2019 SWNC Speaker
Dr. Todd Callaway is a member of the faculty of the Department of Animal and Dairy Science at the University of Georgia. Todd is a ruminant microbiologist who grew up on a small horse, dairy, and beef farm and received his B.S. and M.S. degrees from the University of Georgia in Animal and Dairy Science in 1993 and 1996, respectively. He then went on to receive his Ph.D. degree in Microbiology from Cornell University in 1999. Dr. Callaway’s research in graduate school focused on how the bacteria in the rumen of cattle could adapt and become resistant to ionophores, and how ionophore usage could be enhanced or replaced using non-antibiotic approaches.
Following graduate school, Dr. Callaway joined the Agricultural Research Service of the USDA (USDA-ARS) in 2000 and served as a research microbiologist in the Food and Feed Safety Research Unit at the Southern Plains Agricultural Research Center, in College Station, Texas. There his research mission was to reduce food-borne pathogens such as Salmonella and E. coli O157:H7 in animals prior to slaughter. As part of his research focus, Dr. Callaway focused on the intestinal microbiome and the impacts of diet on the microbial population and host susceptibility to pathogen colonization. His research has been supported by the: National Cattlemen’s Beef Association, National Dairy Board, National Pork Board, U.S. Poultry and Egg Foundation, and numerous companies from around the world. In 2016, Dr. Callaway served as the Acting and subsequently became the National Program Leader for Food Safety for USDA-ARS, with a portfolio of research that included: On-Farm Food Safety, Antimicrobial Resistance, and Microbiome research.

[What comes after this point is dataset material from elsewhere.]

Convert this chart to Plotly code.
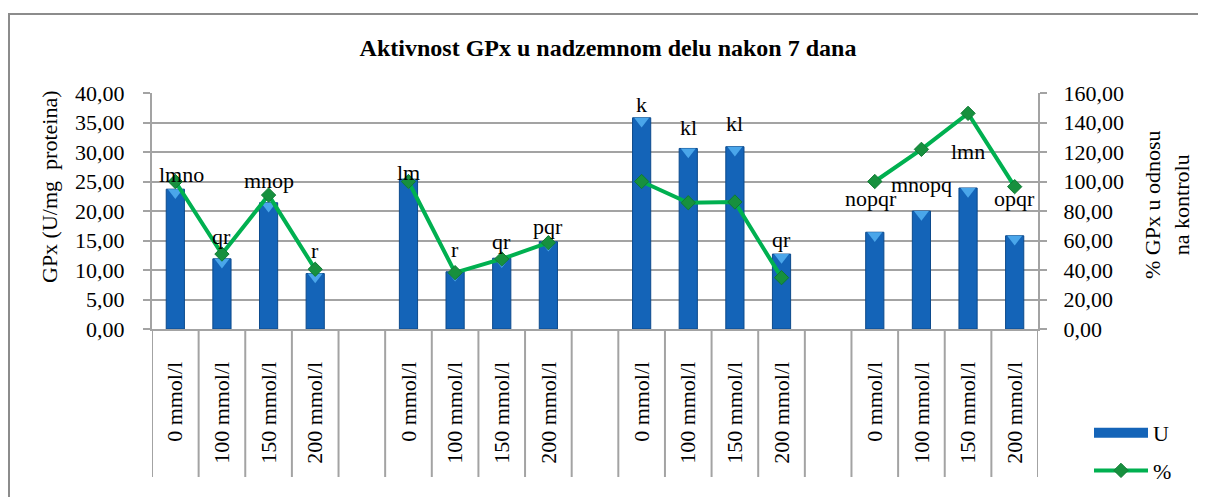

During his research career, Dr. Callaway has published more than 200 refereed journal articles, more than 25 book chapters, and 2 books entitled “Direct Fed Microbials” and “On-Farm Strategies to Control Foodborne Pathogens”. Dr. Callaway received the American Society of Animal Science Early Career Research Award and the USDA/ARS Early Career Scientist of the Year Awards in 2007. Dr. Callaway has chaired numerous scientific meetings and research panels, and is excited to begin again working with animal producers and industrial partners to understand their specific needs and how manipulation of the ruminal microbes can improve profitability on the farm. His research at UGA focuses on the role of the ruminal microbes in the nutrition of cattle, and how the complex environment of the cattle gastrointestinal tract can impact foodborne pathogenic bacterial populations in food animals.